The latest from director Woody Allen (Magic in the Moonlight, Blue Jasmine) is an existential “perfect murder” thriller, which manages to retain a beguiling lightness of touch despite being peppered with references to Dostoevsky, Heidegger, Kant, Sartre and Simone de Beauvoir.
The story unfolds from the perspectives of two duelling narrators, nihilistic philosophy professor Abe (Joaquin Phoenix, Her, The Immigrant) and effervescent young college student Jill (Emma Stone, Magic in the Moonlight, Birdman). Steeped in self-doubt and a profound sense of futility, Abe is “blocked” both professionally and personally, but he finds new inspiration when he meets Jill. Despite the fact that both of them are involved with other people, professor and student begin a platonic but sexually charged friendship, taking long walks while discussing life’s truths. When the would-be lovers accidentally overhear a conversation in which a distraught mother expresses her fear that she will lose custody of her child because of a corrupt judge, Abe is struck by the idea that killing the judge is the “meaningful act” he’s been searching for — a true humanitarian gesture that would contribute more to society than his philosophical platitudes ever could.

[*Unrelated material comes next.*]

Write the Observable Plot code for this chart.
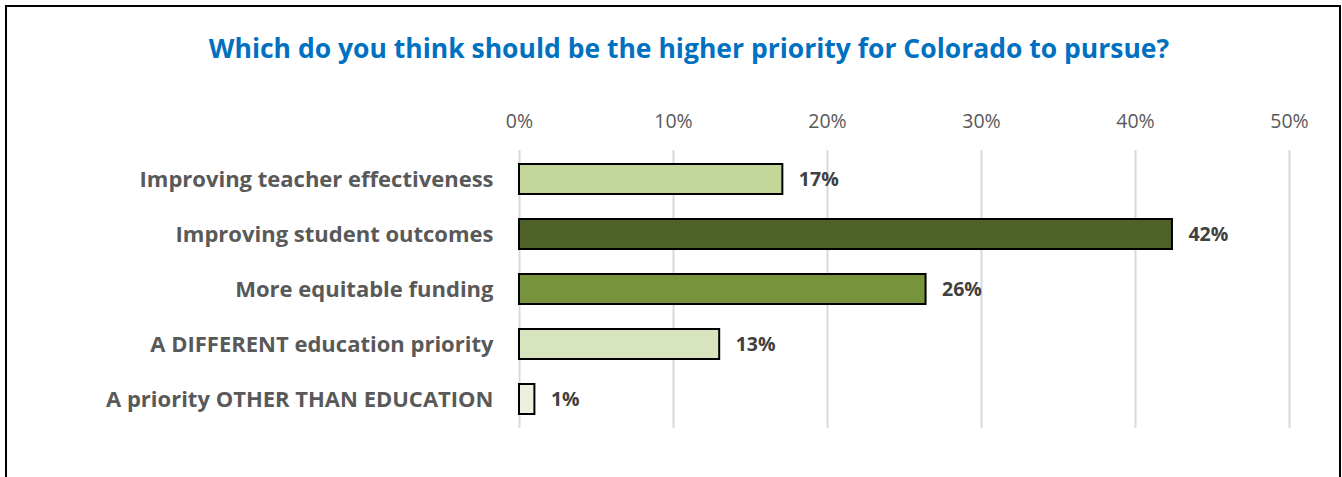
<!DOCTYPE html>
<html>
<head>
<meta charset="utf-8">
<script src="https://cdn.jsdelivr.net/npm/d3@7"></script>
<script src="https://cdn.jsdelivr.net/npm/@observablehq/plot@0.6"></script>
<style>
  html, body { margin: 0; padding: 0; background: #fff; }
  #wrap { position: relative; width: 1342px; height: 477px; overflow: hidden; }
  #frame { position: absolute; left: 5px; top: 5px; width: 1336px; height: 490px; border: 2px solid #000; box-sizing: border-box; }
  #title { position: absolute; left: 0; top: 32px; width: 1378px; text-align: center; line-height: 32px;
           font-family: "Open Sans", sans-serif; font-weight: bold; font-size: 26.5px; color: #0070c0; }
  #chart { position: absolute; left: 0; top: 0; }
</style>
</head>
<body>
<div id="wrap">
  <div id="frame"></div>
  <div id="title">Which do you think should be the higher priority for Colorado to pursue?</div>
  <div id="chart"></div>
</div>
<script>
const categories = [
  "Improving teacher effectiveness",
  "Improving student outcomes",
  "More equitable funding",
  "A DIFFERENT education priority",
  "A priority OTHER THAN EDUCATION"
];
const values = [17.1, 42.4, 26.4, 13.0, 1.0];
const labels = ["17%", "42%", "26%", "13%", "1%"];
const colors = ["#c4d79b", "#4f6228", "#77933c", "#d7e4bd", "#ebf1de"];
const ticks = [0, 10, 20, 30, 40, 50];

const data = categories.map((c, i) => ({cat: c, value: values[i], label: labels[i], color: colors[i]}));

const chart = Plot.plot({
  width: 1342,
  height: 477,
  marginLeft: 519,
  marginRight: 53,
  marginTop: 150,
  marginBottom: 49,
  style: {fontFamily: "'Open Sans', sans-serif", background: "transparent"},
  x: {domain: [0, 50], ticks: ticks, axis: null},
  y: {domain: categories, paddingInner: 0.46, paddingOuter: 0.23, axis: null},
  marks: [
    Plot.ruleX(ticks, {x: d => d, stroke: "#d9d9d9", strokeWidth: 2}),
    Plot.axisX(ticks, {anchor: "top", label: null, tickSize: 0, tickPadding: 23, tickFormat: d => d + "%",
      fontSize: 19.5, fill: "#595959"}),
    Plot.axisY({anchor: "left", label: null, tickSize: 0, tickPadding: 26, fontSize: 22, fontWeight: "bold", fill: "#595959"}),
    Plot.barX(data, {y: "cat", x: "value", fill: "color", stroke: "#000", strokeWidth: 2}),
    Plot.text(data, {y: "cat", x: "value", text: "label", textAnchor: "start", dx: 16,
      fontSize: 19.5, fontWeight: "bold", fill: "#404040"})
  ]
});
document.getElementById("chart").appendChild(chart);
</script>
</body>
</html>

A playful, darkly funny exploration of philosophy and morality that recalls such previous Allen classics as Match Point and Crimes and Misdemeanors, Irrational Man balances its weighty considerations of situational ethics with witty dialogue, an intoxicating jazz score, and the beautiful, sun-dappled cinematography of Darius Khondji. At once intelligent, romantic and suspenseful, this is Woody Allen at his best.